Here is a collection of frequently asked questions that other gardeners have asked us as both beginning and more advanced flower bulb gardeners We hope that our solutions help you to experience the world of flower bulbs! Can’t find the answer to your specific question? Please do not hesitate to contact us.

Unfortunately, no flower bulbs have the capacity to really scare off mice or rats. There are a few precautionary measures that can be taken to keep these pests from eating your flower bulbs, however. First, plant the flower bulbs deeply enough and cover them properly with soil so that mice and/or rats are not attracted to the planting site. Secondly, cover the border where the flower bulbs have been planted with some finely meshed wire netting. Lay out this netting so that it more than covers the border and then push the edges of the netting slightly into the soil.
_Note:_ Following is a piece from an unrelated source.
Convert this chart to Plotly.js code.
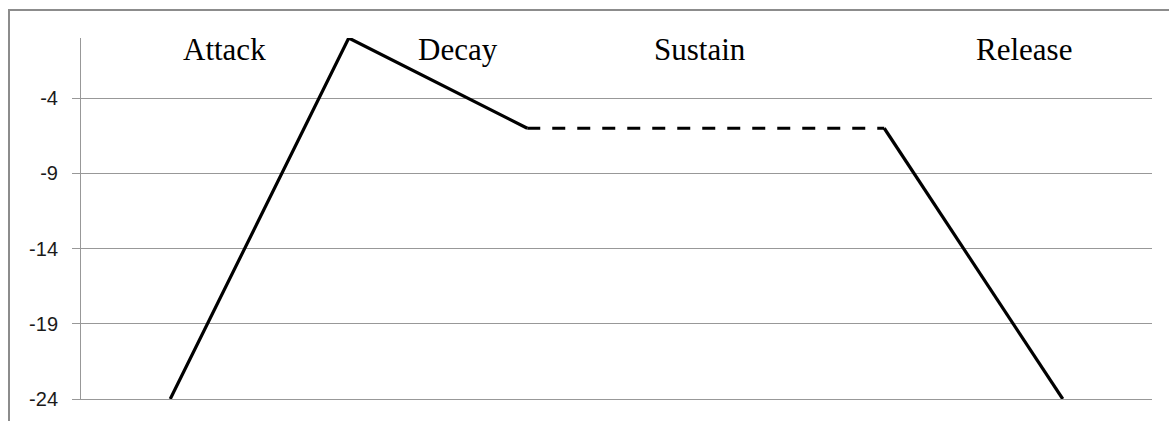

Flower bulbs will thrive among the roots of perennials and shrubs. Bulbous plants emerge early, at a time when perennials and shrubs are not yet in leaf. This means that the flower bulbs will have plenty of light and space to create a lovely flowering display. Even so, it is sometimes more difficult to get the flower bulbs into the soil. The soil is often hard, and the roots can make digging the holes for the bulbs difficult. For these reasons, make the planting holes as small as you can and plant each flower bulb separately in its own little hole. To make things easier, you could try using a special flower bulb planter; this tool will also minimize damage to the roots of the perennials and shrubs.

Flower bulbs planted in these locations have to be strong enough to “go it on their own”; in other words, to be able to take care of themselves between such powerful competitors. In addition, the kinds that flower earliest are often the kinds chosen for these sites since they are easily visible among the woody plants that are still bare. Perfect here would be a mixture of at least six varieties of naturalizing flower bulbs that have successive flowering periods. Such a combination planted in variously sized clusters in the lightest spots of a wooded area or along the edge of a wood will ensure years of flowering that becomes increasingly profuse year after year.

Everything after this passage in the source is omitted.